Even some delegates — often the most politically active members of a party — have yet to make up their minds in the governor’s race. Nearly 9% opted not to endorse a particular candidate at the convention.

“You want that perfect candidate. You want that like, yes, this is the person,” said Sean Frame, a school labor organizer from Sacramento who is running for state Senate. “And I don’t feel like there is one candidate for me that fits all that.”

For all the focus on affordability, there were undertones of growing frustration from even reliable Democratic allies over a lack of tangible results in a state where the median home price is more than $823,000. SEIU California president David Huerta said workers have “been deferring our power to elected leadership” for too long.

“I think we need to be the ones who set the agenda and hold them accountable to that agenda,” Huerta said. “And they need to be leading from the direction of working people.”

It’s a constant battle with Democrats at state and local levels to get fair pay, said Mary Grace Barrios, who left a career in insurance to take care of her disabled adult daughter.

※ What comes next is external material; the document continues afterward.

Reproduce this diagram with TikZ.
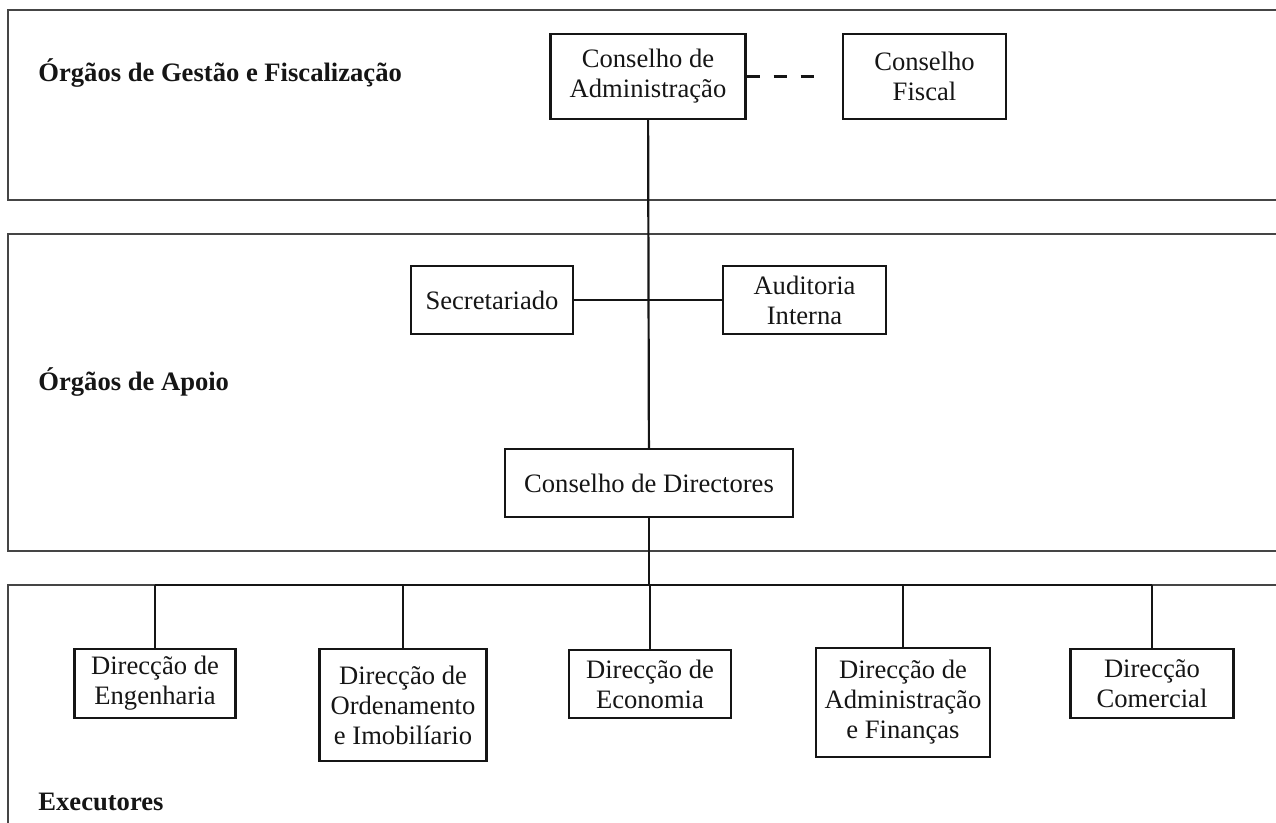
\documentclass[tikz,border=0pt]{standalone}
\usepackage{fontspec}
\setmainfont{Liberation Serif}
\usepackage{tikz}
\usetikzlibrary{positioning, calc}
\definecolor{orgink}{HTML}{151515}
\definecolor{panelgray}{HTML}{454545}

\begin{document}
\begin{tikzpicture}[
    x=0.5pt, y=-0.5pt,
    unit/.style={rectangle, draw=orgink, line width=1.2pt, align=center,
        font=\fontsize{13.3}{15}\selectfont, text=orgink, inner sep=2pt},
    band/.style={draw=panelgray, line width=0.7pt},
    tier/.style={anchor=base west, inner sep=0pt, font=\fontsize{13.3}{15}\selectfont\bfseries, text=orgink},
    link/.style={draw=orgink, line width=1.1pt}
]
    \useasboundingbox (0,0) rectangle (1276,823);

    % panels, open on the right
    \draw[band] (1280,10) -- (8,10) -- (8,200) -- (1280,200);
    \draw[band] (1280,234) -- (8,234) -- (8,551) -- (1280,551);
    \draw[band] (1280,585) -- (8,585) -- (8,830);

    % panel titles
    \node[tier] (t1) at (38,82) {Órgãos de Gestão e Fiscalização};
    \node[tier] (t2) at (38,391) {Órgãos de Apoio};
    \node[tier] (t3) at (38,811) {Executores};

    % management
    \node[unit, minimum width=97.5pt, minimum height=42.5pt] (ca) at (648,76.5) {Conselho de\\Administração};
    \node[unit, minimum width=81.5pt, minimum height=42.5pt] (cf) at (924.5,76.5) {Conselho\\Fiscal};
    \coordinate[right=34pt of ca.east] (cfend);

    % support
    \node[unit, minimum width=81pt, minimum height=34pt] (sec) at (492,300) {Secretariado};
    \node[unit, minimum width=81.5pt, minimum height=34pt] (aud) at (804.5,300) {Auditoria\\Interna};
    \node[unit, minimum width=144pt, minimum height=34pt] (cd) at (649,483) {Conselho de Directores};

    % executors
    \node[unit, minimum width=80.5pt, minimum height=34.5pt] (eng) at (155,683.5) {Direcção de\\Engenharia};
    \node[unit, minimum width=83.5pt, minimum height=56pt] (ord) at (403,705) {Direcção de\\Ordenamento\\e Imobilíario};
    \node[unit, minimum width=81pt, minimum height=34pt] (eco) at (650,684) {Direcção de\\Economia};
    \node[unit, minimum width=87pt, minimum height=54.5pt] (adm) at (903,702.5) {Direcção de\\Administração\\e Finanças};
    \node[unit, minimum width=81.5pt, minimum height=34.5pt] (com) at (1152,683.5) {Direcção\\Comercial};
    \coordinate (bus) at (649,585);

    % connectors
    \draw[link, dash pattern=on 6.5pt off 7pt] (ca.east) -- (cfend);
    \draw[link] (ca) -- (cd);
    \draw[link] (sec) -- (aud);
    \draw[link] (cd) -- (bus);
    \draw[link] (eng.north |- bus) -- (com.north |- bus);
    \foreach \d in {eng, ord, eco, adm, com}
        \draw[link] (\d.north |- bus) -- (\d.north);
\end{tikzpicture}
\end{document}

Barrios makes $19 an hour as an in-home caregiver to other clients in Los Angeles County. When Newsom signed a law to raise wages for most healthcare workers to $25 an hour by 2030, in-home support staff like Barrios were not included.

“It’s so important that we be given the respect and pay we need to live because we can’t live on that amount,” she said, adding that it feels like a “constant attack by people in our own party that we supported, that forgot us.”

“As citizens, you get what you vote for, right? So we have to do it. We have to make the change.”